The next problem is an assumption that voters vote a straight party ticket. Many do, but many don't. If the results of the presidential election was such a great predictor of races for Congress, how would we explain the (fairly astonishing) success of Democratic Senate candidates in states like Montana and the Dakotas? All three states were bright red in all recent presidential elections. As those races make clear, plenty of voters split their votes between a presidential nominee of one party and the Senate candidate of the other.

Of course, a Senate race is not shaped by a redrawing of district maps every 10 years according to the preferences of whichever party has control of the state, and that insight falls further apart when you consider that many states (including Minnesota) often have divided partisan control of the state government, which requires the parties to either compromise on a map or turn the job over to the less-partisan courts.

More analysis coming

Forgive me if I have thunk myself into a knot here.
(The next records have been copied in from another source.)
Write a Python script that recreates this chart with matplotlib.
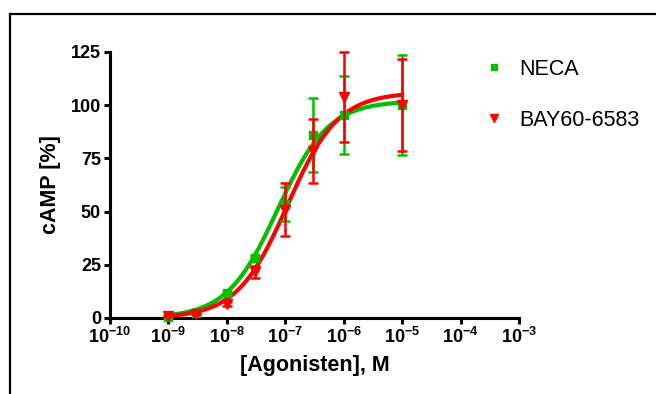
import numpy as np
import matplotlib
matplotlib.use("Agg")
import matplotlib.pyplot as plt
from matplotlib.lines import Line2D

plt.rcParams['font.family'] = ['Liberation Sans', 'DejaVu Sans']
plt.rcParams['mathtext.fontset'] = 'custom'
plt.rcParams['mathtext.rm'] = 'Liberation Sans:bold'
plt.rcParams['mathtext.bf'] = 'Liberation Sans:bold'
plt.rcParams['mathtext.default'] = 'rm'

# Agonist concentrations (M)
conc = [1e-9, 3e-9, 1e-8, 3e-8, 1e-7, 3e-7, 1e-6, 1e-5]

# NECA response (% cAMP) and SEM
neca_mean = [0.5, 2.5, 11.6, 28.3, 53.7, 86.2, 95.5, 100.0]
neca_sem = [0.0, 0.0, 0.5, 1.0, 8.0, 17.4, 18.2, 23.5]

# BAY60-6583 response (% cAMP) and SEM
bay_mean = [1.0, 2.0, 6.5, 21.6, 50.9, 78.3, 103.9, 100.0]
bay_sem = [0.0, 0.0, 1.0, 2.8, 12.4, 15.0, 21.0, 21.5]

# Sigmoidal dose-response fit parameters: bottom, top, EC50, Hill slope
neca_fit = [0.0, 102.0, 7.4e-8, 1.0]
bay_fit = [0.0, 106.0, 1.09e-7, 1.0]

series_labels = ["NECA", "BAY60-6583"]
y_ticks = [0, 25, 50, 75, 100, 125]
x_ticks = [1e-10, 1e-9, 1e-8, 1e-7, 1e-6, 1e-5, 1e-4, 1e-3]

GREEN = "#00c000"
RED = "#ff0000"


def hill(x, bottom, top, ec50, slope):
    return bottom + (top - bottom) / (1.0 + (ec50 / x) ** slope)


fig = plt.figure(figsize=(6.56, 3.94), dpi=100)
ax = fig.add_axes([110 / 656, 1 - 318 / 394, (519 - 110) / 656, (318 - 52) / 394])

xs = np.logspace(np.log10(conc[0]), np.log10(conc[-1]), 300)
ax.plot(xs, hill(xs, *neca_fit), color=GREEN, lw=3.0, zorder=3, clip_on=False)
ax.plot(xs, hill(xs, *bay_fit), color=RED, lw=3.0, zorder=4, clip_on=False)

ax.errorbar(conc, neca_mean, yerr=neca_sem, fmt='s', color=GREEN, ms=5.5,
            elinewidth=1.8, capsize=3.8, capthick=1.8, zorder=5, clip_on=False)
ax.errorbar(conc, bay_mean, yerr=bay_sem, fmt='v', color=RED, ms=7,
            elinewidth=1.8, capsize=3.8, capthick=1.8, zorder=6, clip_on=False)

ax.set_xscale('log')
ax.set_xlim(x_ticks[0], x_ticks[-1])
ax.set_ylim(y_ticks[0], y_ticks[-1])
ax.set_xticks(x_ticks)
ax.set_xticklabels([r'$10^{%d}$' % int(round(np.log10(v))) for v in x_ticks])
ax.xaxis.set_minor_locator(matplotlib.ticker.NullLocator())
ax.set_yticks(y_ticks)
ax.set_yticklabels([str(v) for v in y_ticks])

for s in ['top', 'right']:
    ax.spines[s].set_visible(False)
for s in ['left', 'bottom']:
    ax.spines[s].set_linewidth(2.2)

ax.tick_params(axis='both', which='major', length=4.5, width=2.2, pad=2,
               labelsize=13, direction='out')
for lab in ax.get_yticklabels():
    lab.set_fontweight('bold')

ax.set_ylabel("cAMP [%]", fontsize=15.5, fontweight='bold', labelpad=7)
ax.set_xlabel("[Agonisten], M", fontsize=15.5, fontweight='bold', labelpad=6)

handles = [
    Line2D([], [], marker='s', color=GREEN, ls='none', ms=5),
    Line2D([], [], marker='v', color=RED, ls='none', ms=6),
]
fig.legend(handles, series_labels, loc='upper left',
           bbox_to_anchor=(483 / 656, 1 - 59 / 394), frameon=False,
           fontsize=15.5, handlelength=1.0, handletextpad=0.68, labelspacing=1.38,
           borderaxespad=0, borderpad=0)

# Outer frame lines (left and top)
x0 = 10 / 656
y0 = 1 - 14 / 394
fig.add_artist(Line2D([x0, x0], [0, y0], color='black', lw=1.6,
                      transform=fig.transFigure, solid_capstyle='projecting'))
fig.add_artist(Line2D([x0, 1], [y0, y0], color='black', lw=1.6,
                      transform=fig.transFigure, solid_capstyle='projecting'))

fig.savefig("out.png", dpi=100)
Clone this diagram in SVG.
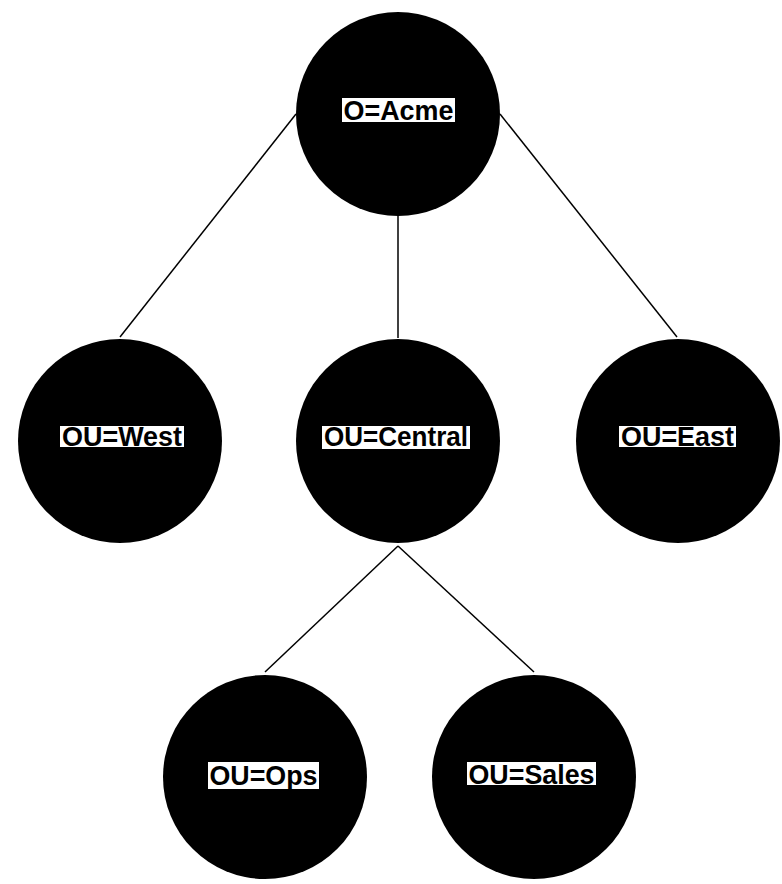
<svg xmlns="http://www.w3.org/2000/svg" width="782" height="884" viewBox="0 0 782 884">
<style>
.node circle{fill:#000}
.node rect{fill:#fff}
.node text{font-family:"Liberation Sans",Arial,sans-serif;font-size:27px;font-weight:bold;fill:#000;text-anchor:middle}
.edges line{stroke:#000;stroke-width:1.5}
</style>
<rect width="782" height="884" fill="#fff"/>
<g id="edges" class="edges">
<line x1="296" y1="114" x2="120" y2="337"/>
<line x1="398" y1="216" x2="398" y2="338"/>
<line x1="500" y1="114" x2="677" y2="337"/>
<line x1="398" y1="546" x2="265" y2="672"/>
<line x1="398" y1="546" x2="534" y2="672"/>
</g>
<g id="acme" class="node">
<circle cx="398" cy="114" r="102"/>
<rect x="342" y="98" width="113" height="24"/>
<text x="398.5" y="120" textLength="110" lengthAdjust="spacingAndGlyphs">O=Acme</text>
</g>
<g id="west" class="node">
<circle cx="120" cy="441" r="102"/>
<rect x="60" y="426" width="124" height="21"/>
<text x="122" y="446" textLength="120" lengthAdjust="spacingAndGlyphs">OU=West</text>
</g>
<g id="central" class="node">
<circle cx="398" cy="441" r="102"/>
<rect x="322" y="426" width="148" height="23"/>
<text x="396" y="446" textLength="144" lengthAdjust="spacingAndGlyphs">OU=Central</text>
</g>
<g id="east" class="node">
<circle cx="678" cy="441" r="102"/>
<rect x="619" y="426" width="117" height="21"/>
<text x="677.5" y="446" textLength="113" lengthAdjust="spacingAndGlyphs">OU=East</text>
</g>
<g id="ops" class="node">
<circle cx="265" cy="777" r="102"/>
<rect x="208" y="762" width="111" height="27"/>
<text x="263.5" y="785" textLength="108" lengthAdjust="spacingAndGlyphs">OU=Ops</text>
</g>
<g id="sales" class="node">
<circle cx="534" cy="777" r="102"/>
<rect x="467" y="762" width="129" height="23"/>
<text x="531.5" y="784" textLength="126" lengthAdjust="spacingAndGlyphs">OU=Sales</text>
</g>
</svg>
I just got off the phone with Ostermeier and I know he plans to work up some other states for subsequent analysis. There is not one definitive way to measure gerrymanderly impact. Our system, as evolved, provides whichever party gets control of the decennial mapmaking in a state an opportunity to maximize the number of House seats its own party will win.

If you are a Democrat and you felt a surge of pleasure at what the Illinois Dems were able to do with the last mapmaking exercise, it could undermine your outrage at what the Repub mapmakers were able to do in Ohio, Pennsylvania and Michigan. Over the course of 10 years, demographics will take over and the perfect partisan advantages of a particular map will erode. After 2020, everything will be up for grabs. And by the way, while 2010 was a great year for Republicans, and Republicans often do better in midterm elections, 2020 will be a presidential election year, when turnout is always higher and Dems tend to do better, unless something happens between now and then to change that old polysci rule of thumb.

None of this was foreseen by the Framers, who hoped for and imagined politics without national parties and who, by the way, did not require states to divide themselves into congressional districts. In the early history, there were at-large seats, multi-member districts, all kinds of stuff.